** Start of Stored data **

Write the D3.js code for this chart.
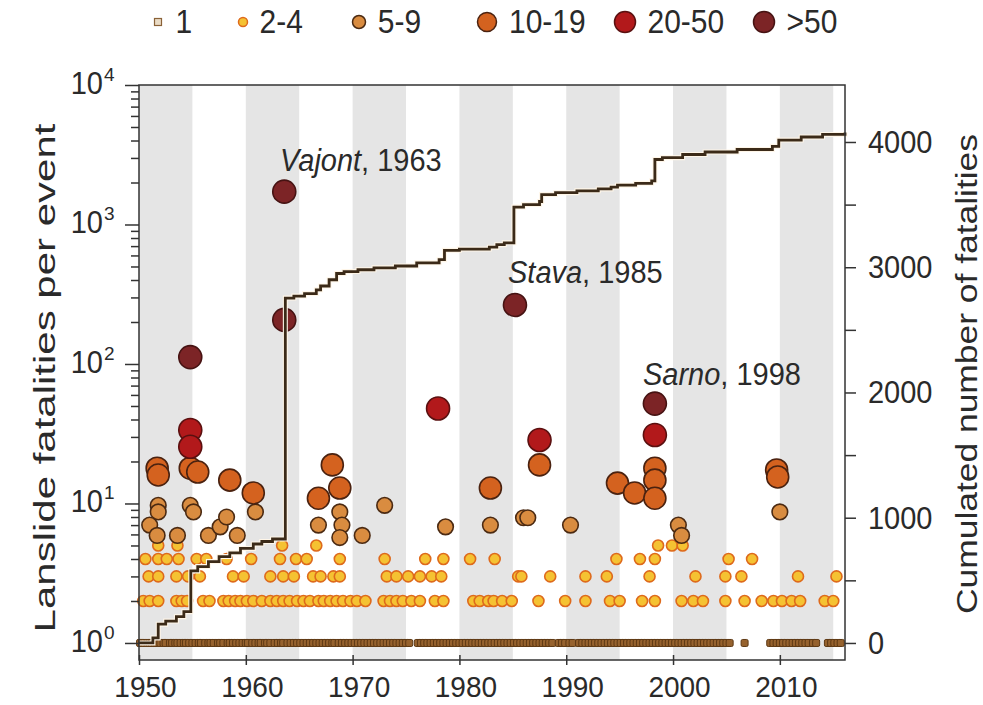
<!DOCTYPE html>
<html>
<head>
<meta charset="utf-8">
<script src="https://cdn.jsdelivr.net/npm/d3@7"></script>
<style>
body { margin: 0; background: #fff; }
svg { display: block; font-family: "Liberation Sans", Arial, sans-serif; }
</style>
</head>
<body>
<svg width="983" height="705"></svg>
<script>
// classes of the legend
const classes = ['1', '2-4', '5-9', '10-19', '20-50', '>50']

// single-fatality events (all at 1 death), year only
const ones = [
  1950.1, 1950.3, 1950.5, 1950.8, 1951.0, 1951.2, 1951.5, 1951.7, 1952.0, 1952.3, 1952.5, 1952.9,
  1953.1, 1953.4, 1953.6, 1953.9, 1954.2, 1954.4, 1954.7, 1955.0, 1955.3, 1955.6, 1955.8, 1956.2,
  1956.5, 1956.7, 1957.0, 1957.4, 1957.6, 1957.9, 1958.3, 1958.5, 1958.8, 1959.1, 1959.4, 1959.7,
  1960.0, 1960.2, 1960.6, 1960.9, 1961.2, 1961.4, 1961.8, 1962.0, 1962.3, 1962.7, 1963.0, 1963.3,
  1963.5, 1963.9, 1964.2, 1964.5, 1964.8, 1965.1, 1965.4, 1965.7, 1966.0, 1966.3, 1966.6, 1966.9,
  1967.2, 1967.5, 1967.8, 1968.1, 1968.3, 1968.7, 1969.0, 1969.3, 1969.6, 1969.9, 1970.2, 1970.5,
  1970.8, 1971.1, 1971.4, 1971.7, 1972.0, 1972.3, 1972.6, 1972.9, 1973.2, 1973.5, 1973.8, 1974.1,
  1974.4, 1974.7, 1975.0, 1975.3,
  1976.1, 1976.4, 1976.7, 1977.0, 1977.3, 1977.6, 1977.9, 1978.2, 1978.5, 1978.8, 1979.1, 1979.4,
  1979.7, 1980.0, 1980.3, 1980.6, 1980.9, 1981.2, 1981.5, 1981.8, 1982.1, 1982.4, 1982.7, 1983.0,
  1983.3, 1983.6, 1983.9, 1984.2, 1984.5, 1984.8, 1985.1, 1985.4, 1985.7, 1986.0, 1986.3, 1986.6,
  1986.9, 1987.2, 1987.5, 1987.8, 1988.1, 1988.4, 1988.7, 1989.3, 1989.6, 1989.9, 1990.3, 1990.6,
  1991.2, 1991.5, 1991.8, 1992.1, 1992.4, 1992.7, 1993.0, 1993.3, 1993.6, 1993.9, 1994.2, 1994.5,
  1994.8, 1995.1, 1995.4, 1995.7, 1996.0, 1996.3, 1996.6, 1996.9, 1997.2, 1997.5, 1997.8, 1998.1,
  1998.4, 1998.7, 1999.0, 1999.3, 1999.6, 1999.9, 2000.2, 2000.5, 2000.8, 2001.1, 2001.4, 2001.7,
  2002.0, 2002.3, 2002.6, 2002.9, 2003.2, 2003.5, 2003.8, 2004.1, 2004.4, 2004.7, 2005.0, 2005.3,
  2006.7,
  2009.1, 2009.4, 2009.7, 2010.0, 2010.3, 2010.6, 2010.9, 2011.2, 2011.5, 2011.8, 2012.1, 2012.4,
  2012.7, 2013.1, 2013.4,
  2014.5, 2014.8, 2015.1, 2015.4, 2015.7
]

// [year, fatalities] per class
const pts2to4 = [
  // 5-ish small markers
  [1951.8, 5], [1953.6, 5], [1963.4, 5], [1966.6, 5], [1998.6, 5], [1999.9, 5], [2000.9, 5],
  // 4
  [1950.6, 4], [1951.8, 4], [1952.6, 4], [1953.7, 4], [1955.4, 4], [1956.3, 4], [1958.2, 4],
  [1960.5, 4], [1963.2, 4], [1964.7, 4], [1965.7, 4], [1968.8, 4], [1973.0, 4], [1976.8, 4],
  [1978.5, 4], [1981.0, 4], [1983.3, 4], [1994.7, 4], [1996.9, 4], [1998.3, 4], [2005.2, 4],
  [2007.4, 4],
  // 3
  [1950.9, 3], [1951.8, 3], [1953.5, 3], [1954.6, 3], [1955.7, 3], [1958.8, 3], [1959.8, 3],
  [1962.3, 3], [1963.5, 3], [1964.5, 3], [1966.3, 3], [1967.0, 3], [1968.2, 3], [1968.8, 3],
  [1973.2, 3], [1974.1, 3], [1975.2, 3], [1976.3, 3], [1977.4, 3], [1978.3, 3], [1985.5, 3],
  [1985.8, 3], [1988.5, 3], [1991.8, 3], [1993.8, 3], [1997.8, 3], [2002.1, 3], [2004.9, 3],
  [2006.4, 3], [2011.7, 3], [2015.3, 3],
  // 2
  [1950.4, 2], [1951.0, 2], [1951.8, 2], [1953.5, 2], [1954.0, 2], [1954.5, 2], [1956.0, 2],
  [1956.6, 2], [1957.9, 2], [1958.4, 2], [1959.0, 2], [1959.5, 2], [1960.1, 2], [1960.7, 2],
  [1961.5, 2], [1962.3, 2], [1962.9, 2], [1963.5, 2], [1964.1, 2], [1964.8, 2], [1965.4, 2],
  [1966.0, 2], [1966.8, 2], [1967.3, 2], [1967.9, 2], [1968.5, 2], [1969.1, 2], [1969.8, 2],
  [1970.4, 2], [1971.2, 2], [1972.9, 2], [1973.5, 2], [1974.1, 2], [1974.7, 2], [1975.5, 2],
  [1976.3, 2], [1977.7, 2], [1978.5, 2], [1981.3, 2], [1981.9, 2], [1982.7, 2], [1983.2, 2],
  [1984.0, 2], [1984.9, 2], [1987.4, 2], [1989.9, 2], [1991.8, 2], [1994.1, 2], [1995.0, 2],
  [1997.1, 2], [1998.3, 2], [2000.8, 2], [2001.9, 2], [2002.8, 2], [2004.9, 2], [2006.7, 2],
  [2008.3, 2], [2009.4, 2], [2010.2, 2], [2011.1, 2], [2011.9, 2], [2014.2, 2], [2015.0, 2]
]
const pts5to9 = [
  [1951.8, 9.7], [1951.8, 8.7], [1951.0, 7.0], [1951.7, 5.9], [1953.6, 5.9], [1954.8, 9.7],
  [1955.1, 8.7], [1956.5, 5.9], [1957.6, 6.8], [1958.2, 8.0], [1959.2, 5.9], [1960.9, 8.7],
  [1966.8, 7.0], [1968.8, 8.7], [1969.0, 7.0], [1968.8, 5.7], [1970.9, 5.9], [1973.0, 9.7],
  [1978.7, 6.8], [1982.9, 7.0], [1986.0, 7.9], [1986.4, 7.9], [1990.4, 7.0], [2000.5, 7.0],
  [2000.8, 5.9], [2010.0, 8.7]
]
const pts10to19 = [
  [1951.7, 17.9], [1951.8, 16.0], [1954.8, 17.9], [1955.5, 16.8], [1958.5, 14.7], [1960.7, 11.9],
  [1966.8, 10.9], [1968.1, 18.9], [1968.8, 12.9], [1982.9, 12.9], [1987.5, 18.9], [1994.8, 14.0],
  [1996.4, 11.9], [1998.3, 17.9], [1998.3, 14.7], [1998.3, 10.9], [2009.7, 17.4], [2009.8, 15.5]
]
const pts20to50 = [[1954.8, 33.6], [1954.8, 25.5], [1978.0, 48], [1987.5, 28.5], [1998.3, 31]]
const ptsOver50 = [[1954.8, 112], [1963.6, 1720], [1963.6, 207], [1985.2, 265], [1998.3, 52]]

// cumulated fatalities, step after each year
const cumYears = [1950.0, 1951.3, 1951.8, 1952.5, 1953.5, 1954.2, 1954.85, 1955.5, 1956.5, 1957.5,
  1958.5, 1959.5, 1960.7, 1961.5, 1962.5, 1963.7, 1964.5, 1965.5, 1966.6, 1967.0, 1967.8, 1968.5,
  1969.2, 1970.5, 1972.0, 1974.0, 1976.0, 1978.1, 1978.6, 1980.0, 1982.8, 1983.5, 1984.2, 1985.1,
  1986.0, 1987.5, 1987.7, 1989.0, 1991.0, 1993.0, 1994.2, 1994.8, 1996.5, 1998.0, 1998.3, 1999.0,
  2000.9, 2003.0, 2006.0, 2009.3, 2009.9, 2012.0, 2014.0, 2016.1]
const cumValues = [0, 40, 150, 175, 210, 250, 575, 610, 650, 690, 720, 755, 790, 810, 830, 2754,
  2770, 2790, 2820, 2850, 2900, 2950, 2965, 2980, 2995, 3010, 3035, 3060, 3135, 3145, 3160, 3180,
  3195, 3480, 3500, 3525, 3580, 3595, 3610, 3625, 3640, 3655, 3670, 3690, 3860, 3875, 3900, 3920,
  3940, 3965, 4015, 4040, 4060, 4075]

const leftTicks = [1, 10, 100, 1000, 10000]
const yearTicks = [1950, 1960, 1970, 1980, 1990, 2000, 2010]
const cumTicks = [0, 1000, 2000, 3000, 4000]
const bandStarts = [1950, 1960, 1970, 1980, 1990, 2000, 2010]

const annotations = [
  { name: 'Vajont', year: ', 1963', x: 280, y: 171 },
  { name: 'Stava', year: ', 1985', x: 508, y: 283 },
  { name: 'Sarno', year: ', 1998', x: 643, y: 385 }
]

const styles = {
  '1':     { r: 3.5, fill: '#96622e', stroke: '#5e3914', sw: 1 },
  '2-4':   { r: 5.5, fill: '#f5c232', stroke: '#de6a1c', sw: 1.6 },
  '5-9':   { r: 7.8, fill: '#d98c40', stroke: '#4b2a12', sw: 1.6 },
  '10-19': { r: 11, fill: '#d4621f', stroke: '#4a2210', sw: 1.6 },
  '20-50': { r: 11.5, fill: '#b2191b', stroke: '#5a1010', sw: 1.6 },
  '>50':   { r: 11.5, fill: '#7c2426', stroke: '#461313', sw: 1.6 }
}

const svg = d3.select('svg')
const L = 139, R = 845, T = 85, B = 660
const ink = '#2a2a2a'

const x = d3.scaleLinear().domain([1950, 2016.1]).range([L, R])
const y = d3.scaleLog().domain([0.755, 10000]).range([B, T])
const yc = d3.scaleLinear().domain([-136, 4455]).range([B, T])

// grey five-year bands
svg.append('g').selectAll('rect')
  .data(bandStarts)
  .enter().append('rect')
  .attr('x', d => x(d))
  .attr('width', d => x(d + 5) - x(d))
  .attr('y', T)
  .attr('height', B - T)
  .attr('fill', '#e5e5e5')

function scaledText(g, tx, ty, sx, sy, size) {
  return g.append('text')
    .attr('transform', `translate(${tx},${ty}) scale(${sx},${sy})`)
    .attr('font-size', size)
    .attr('fill', ink)
}

// points
function drawCircles(data, cls) {
  const s = styles[cls]
  svg.append('g').selectAll('circle')
    .data(data)
    .enter().append('circle')
    .attr('cx', d => x(d[0]))
    .attr('cy', d => y(d[1]))
    .attr('r', s.r)
    .attr('fill', s.fill)
    .attr('stroke', s.stroke)
    .attr('stroke-width', s.sw)
}

const s1 = styles['1']
svg.append('g').selectAll('rect')
  .data(ones)
  .enter().append('rect')
  .attr('x', d => x(d) - s1.r)
  .attr('y', y(1) - s1.r)
  .attr('width', s1.r * 2)
  .attr('height', s1.r * 2)
  .attr('rx', 1.5)
  .attr('fill', s1.fill)
  .attr('stroke', s1.stroke)
  .attr('stroke-width', s1.sw)

drawCircles(pts2to4, '2-4')
drawCircles(pts5to9, '5-9')
drawCircles(pts10to19, '10-19')
drawCircles(pts20to50, '20-50')
drawCircles(ptsOver50, '>50')

// cumulated line
const cum = cumYears.map((yr, i) => [yr, cumValues[i]])
const line = d3.line().x(d => x(d[0])).y(d => yc(d[1])).curve(d3.curveStepAfter)
svg.append('path').datum(cum)
  .attr('d', line).attr('fill', 'none')
  .attr('stroke', '#fff6e8').attr('stroke-width', 5)
svg.append('path').datum(cum)
  .attr('d', line).attr('fill', 'none')
  .attr('stroke', '#3b2a18').attr('stroke-width', 2.8)

// frame
svg.append('rect')
  .attr('x', L).attr('y', T).attr('width', R - L).attr('height', B - T)
  .attr('fill', 'none').attr('stroke', '#333').attr('stroke-width', 1.5)

// left log axis
const minorTicks = []
leftTicks.slice(0, -1).forEach(d => { for (let k = 2; k <= 9; k++) minorTicks.push(d * k) })
const gl = svg.append('g').attr('transform', `translate(${L},0)`)
gl.call(d3.axisLeft(y).tickValues(leftTicks).tickSize(14).tickFormat(''))
gl.append('g').call(d3.axisLeft(y).tickValues(minorTicks).tickSize(8).tickFormat(''))
gl.selectAll('.domain').remove()
gl.selectAll('line').attr('stroke', '#333').attr('stroke-width', 1.5)

leftTicks.forEach((d, i) => {
  const t = scaledText(svg, 103, y(d) + 9, 1, 1.05, 29).attr('text-anchor', 'end')
  t.text('10')
  svg.append('text')
    .attr('x', 104).attr('y', y(d) - 4)
    .attr('font-size', 19).attr('fill', ink)
    .text(i)
})

// bottom axis
const gb = svg.append('g').attr('transform', `translate(0,${B - 5})`)
gb.call(d3.axisBottom(x).tickValues(yearTicks).tickSize(10).tickFormat(d3.format('d')))
gb.selectAll('.domain').remove()
gb.selectAll('line').attr('stroke', '#333').attr('stroke-width', 1.5)
gb.selectAll('text')
  .attr('font-size', 28).attr('fill', ink)
  .attr('font-family', '"Liberation Sans", Arial, sans-serif')
  .attr('y', 0).attr('dy', 0)
  .attr('transform', 'translate(6,42) scale(1,1.06)')

// right linear axis
const gr = svg.append('g').attr('transform', `translate(${R},0)`)
gr.call(d3.axisRight(yc).tickValues(d3.range(0, 4001, 500)).tickSize(11).tickFormat(''))
gr.selectAll('.domain').remove()
gr.selectAll('line').attr('stroke', '#333').attr('stroke-width', 1.5)
cumTicks.forEach(d => {
  scaledText(svg, 868, yc(d) + 11, 1, 1.05, 29).text(d)
})

// axis titles
scaledText(svg, 55, 378, 1, 1.4, 30)
  .attr('text-anchor', 'middle')
  .attr('transform', 'translate(55,378) scale(1,1.4) rotate(-90)')
  .text('Lanslide fatalities per event')
scaledText(svg, 977, 374, 1, 1.18, 30)
  .attr('text-anchor', 'middle')
  .attr('transform', 'translate(977,374) scale(1,1.18) rotate(-90)')
  .text('Cumulated number of fatalities')

// annotations
annotations.forEach(a => {
  const t = scaledText(svg, a.x, a.y, 1, 1.05, 29)
  t.append('tspan').attr('font-style', 'italic').text(a.name)
  t.append('tspan').text(a.year)
})

// legend
const legendPos = [158, 243, 359, 487, 625, 764]
const lg = svg.append('g')
classes.forEach((c, i) => {
  const s = styles[c]
  const cx = legendPos[i]
  if (c === '1') {
    lg.append('rect').attr('x', cx - 3.5).attr('y', 22 - 3.5).attr('width', 7).attr('height', 7)
      .attr('fill', '#eadcc6').attr('stroke', '#8a6238').attr('stroke-width', 1.2)
  } else {
    const r = c === '2-4' ? 4.5 : c === '5-9' ? 6.5 : c === '10-19' ? 9.5 : 10.5
    lg.append('circle').attr('cx', cx).attr('cy', 22).attr('r', r)
      .attr('fill', s.fill).attr('stroke', s.stroke).attr('stroke-width', 1.5)
  }
  scaledText(lg, cx + s.r + (c === '1' ? 14 : 11), 33, 1, 1.12, 30).text(c)
})
</script>
</body>
</html>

** End of Stored data **

__Problem to solve__: Omitting all pictures, restate exactly the lines of the material from its start through the line that contains "const classes = ['1', '2-4', '5-9', '10-19', '20-50', '>50']".

__Solution__:
Write the D3.js code for this chart.
<!DOCTYPE html>
<html>
<head>
<meta charset="utf-8">
<script src="https://cdn.jsdelivr.net/npm/d3@7"></script>
<style>
body { margin: 0; background: #fff; }
svg { display: block; font-family: "Liberation Sans", Arial, sans-serif; }
</style>
</head>
<body>
<svg width="983" height="705"></svg>
<script>
// classes of the legend
const classes = ['1', '2-4', '5-9', '10-19', '20-50', '>50']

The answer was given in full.